Restraint of Trade: Definition & Example

Instructor: Shawn Grimsley

Shawn has a masters of public administration, JD, and a BA in political science.

While all may be fair in love and war, that's not the case in business. In this lesson, you'll learn about how the law prohibits certain activity that is deemed anti-competitive. We'll use real estate practice as an example to illustrate the concept.

Restraint of Trade Defined

Zoey is the managing broker of one of a few major real estate brokerage firms in town. In fact, Zoey's firm is one of six that handle nearly all of the real estate sales in her midsize city. This means that Zoey's firm interacts quite a bit with the other major players in town, because when her firm represents one party to a transaction, a competing firm represents the other party. In interacting with the other firms, Zoey needs to be very mindful not to undertake any joint activity that would be an unlawful restraint of trade.

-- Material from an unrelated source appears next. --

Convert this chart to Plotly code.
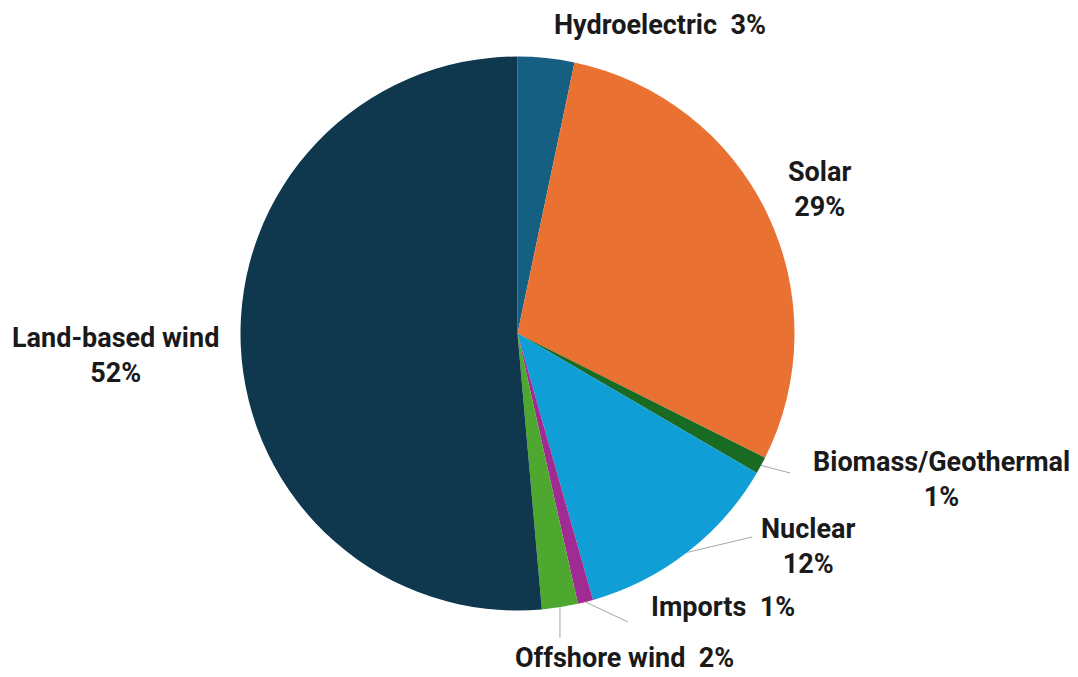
import math
import plotly.graph_objects as go

# ---- data ----
labels = ["Hydroelectric", "Solar", "Biomass/Geothermal", "Nuclear",
          "Imports", "Offshore wind", "Land-based wind"]
values = [3.3, 29.1, 1.0, 12.2, 0.9, 2.1, 51.4]
pct_text = ["3%", "29%", "1%", "12%", "1%", "2%", "52%"]
colors = ["#156082", "#e97132", "#196b24", "#0f9ed5",
          "#a02b93", "#4ea72e", "#0f374e"]

W, H = 1078, 677
CX, CY, R = 517.5, 333.5, 277.0

def px(x):
    return x / W

def py(y):
    return 1 - y / H

fig = go.Figure(go.Pie(
    labels=labels, values=values, sort=False, direction="clockwise",
    rotation=0, textinfo="none", hoverinfo="label+percent",
    marker=dict(colors=colors, line=dict(width=0)),
    domain=dict(x=[px(CX - R), px(CX + R)], y=[py(CY + R), py(CY - R)]),
    showlegend=False,
))

# label layout: (text, center x px, center y px, leader end px or None)
label_pos = {
    "Hydroelectric": ("Hydroelectric  " + pct_text[0], 660, 25, None),
    "Solar": ("Solar<br>" + pct_text[1], 819, 190, None),
    "Biomass/Geothermal": ("Biomass/Geothermal<br>" + pct_text[2], 941, 479, (790, 473)),
    "Nuclear": ("Nuclear<br>" + pct_text[3], 808, 546, (752, 537)),
    "Imports": ("Imports  " + pct_text[4], 723, 607, (628, 622)),
    "Offshore wind": ("Offshore wind  " + pct_text[5], 624, 658, (565, 638)),
    "Land-based wind": ("Land-based wind<br>" + pct_text[6], 115, 355, None),
}

total = sum(values)
cum = 0.0
for lab, v in zip(labels, values):
    mid = (cum + v / 2) / total
    cum += v
    text, lx, ly, end = label_pos[lab]
    fig.add_annotation(
        x=px(lx), y=py(ly), xref="paper", yref="paper", text=text,
        showarrow=False, align="center", xanchor="center", yanchor="middle",
        font=dict(family="Roboto", size=27, color="#1a1a1a", weight="bold"),
    )
    if end is not None:
        ang = mid * 2 * math.pi
        sx = CX + R * math.sin(ang)
        sy = CY - R * math.cos(ang)
        if lab == "Offshore wind":
            ex, ey = sx, end[1]
        else:
            ex, ey = end
        fig.add_shape(type="line", xref="paper", yref="paper",
                      x0=px(sx), y0=py(sy), x1=px(ex), y1=py(ey),
                      line=dict(color="#a6a6a6", width=1))

fig.update_layout(
    width=W, height=H, margin=dict(l=0, r=0, t=0, b=0),
    paper_bgcolor="white", plot_bgcolor="white",
)

fig.write_html("out.html")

Restraint of trade generally refers to activities, including a contract or agreement between businesses, that tends to create an anti-competitive market. If a market is not competitive, people will not get the best quality products and services at the best price. The key to understanding illegal restraint of trade is to understand that it's about cooperating with another to make the business environment uncompetitive or using your individual market power to unfairly compete.

Illegal Conduct

The Sherman Antitrust Act is an important federal law that helps ensure there is fair and healthy competition. The Sherman Antitrust Act generally prohibits any type of agreement that is intended to restrain trade leading to an anti-competitive market environment. A prime example is an agreement for price fixing, which is when several firms agree to set a fixed price for their goods and services rather than letting the competitive market set the price. For example, Zoey and the other big firms in town would be engaging in price-fixing if they agreed to set a standard commission rate for their services. This means that a consumer would be forced to accept the fixed rate rather than having brokers competing for business by offering more competitive commission rates.

Likewise, Zoey's firm and the other big dogs in town can't agree to carve up the market into exclusive territories where each broker gets a territory in which the others agree not to compete. This unlawful practice is sometimes referred to as market allocation or customer allocation. In this situation, people in each territory would have no choice but to accept the price and quality of the services offered by the broker or go without the service all together.

If Zoey's brokerage firm and one or more other brokerage firms agree not to show properties offered by a small and upcoming competitor in an effort to remove the firm from the market, it's probably violating antitrust law. Such conduct is known as a group boycott. Keep in mind that it's the intent that matters here; Zoey's firm has a right not do business with others for legitimate reasons, such as an unethical firm that may expose Zoey's clients to undue risks.

The Sherman Antitrust Act also prohibits the formation of monopolies where one business pretty much owns the market. This can lead to high prices for low-quality goods and services. For example, if there's only one real estate brokerage firm in the market, then that firm will be able to set its commission at will and not worry about providing quality service because there's no one competing with it.